Pursuant to Rule 3-310(B), a lawyer must disclose to a client any legal, business, financial or professional interest the lawyer has in the subject matter of the representation, including any personal relationship or interest the lawyer knows or reasonably should know could substantially affect the exercise of the lawyer’s professional judgment. So, where the lawyer’s personal interests — including interests actually or potentially adverse to the client’s — may affect a client’s representation, a conflict of interest may exist requiring written disclosure and perhaps additional steps.
Applying these principles to the first hypothetical — advice from outside counsel about discovery obligations — there is no conflict of interest. A lawyer seeking legal advice to ensure compliance with ethical obligations does not in itself create adversity between the lawyer’s interests and the client’s. Moreover, so long as the lawyer communicates the conclusions reached as a result of the consultation with outside counsel, the lawyer has fulfilled the lawyer’s duty to communicate.
In the second hypothetical, there are two interactions to consider. When a lawyer first consults outside counsel because the lawyer believes the limitations period may have run, there is no conflict. The concern may be unfounded, or there may still be options for relief for the client. At that point, the lawyer has no duty to inform the client about seeking advice, but does have a duty to investigate further.
The ethical obligations the lawyer owes the client require action once the lawyer is aware that the lawyer erred, including the duty to disclose the relevant facts to the client. Since what information the lawyer must disclose is fact-intensive, the COPRAC opinion does not attempt to instruct about what facts a lawyer must disclose in all circumstances. But the fact that the lawyer consulted with outside counsel is not a significant fact that the lawyer must disclose.

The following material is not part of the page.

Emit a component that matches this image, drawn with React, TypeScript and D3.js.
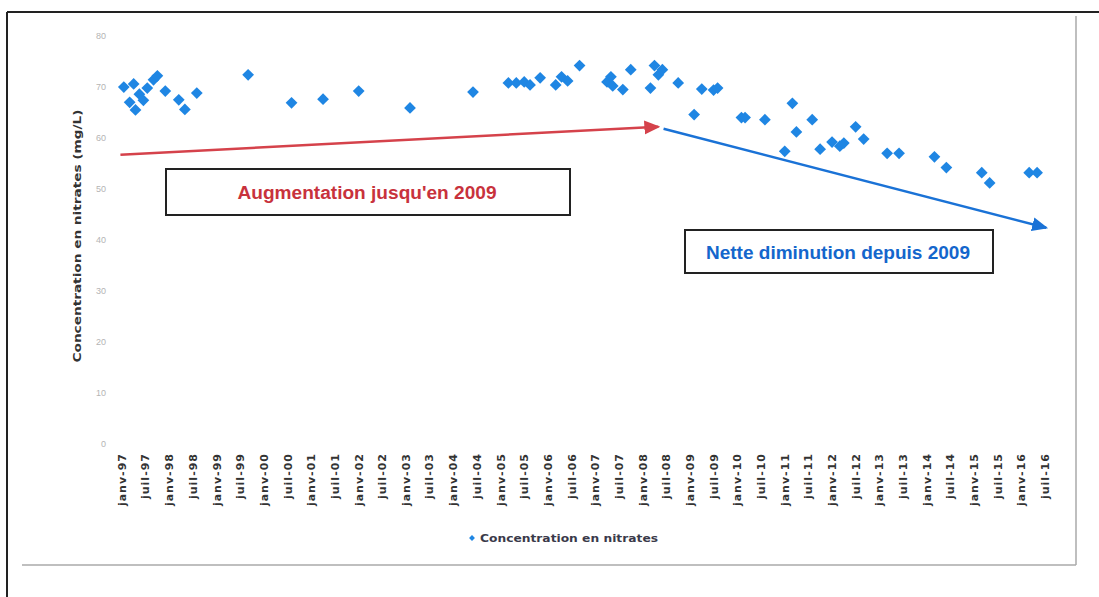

Once the lawyer knows that the client has a potential claim, the lawyer must then consider carefully whether the lawyer may ethically continue to represent the client. Important to this consideration is whether the potential claim will materially affect the lawyer’s representation of the client and whether the lawyer can exercise independent judgment. If the lawyer concludes that the lawyer can ethically continue, then the lawyer must make all appropriate disclosures, advise the client of the right to seek independent counsel about such continued representation, and obtain the client’s informed written consent.
Finally, as a third hypothetical examines whether any of its conclusions or analyses would change if the lawyer consults with a law firm’s in-house counsel instead of outside counsel. There is no reason to treat differently a consultation with in-house counsel and, thus, no ethical obligation to reveal the fact of the consultation.
This is an opinion that has been circulated for public comment. It has not been voted for publication, nor approved by the State Bar. If the State Bar formally adopts this opinion, Ethics Quarterly will analyze any modifications.
Please note that, due to the break in continuity of publications, the volume number of Ethics Quarterly now matches the calendar year of publication and does not reflect the number of years that Ethics Quarterly has been published.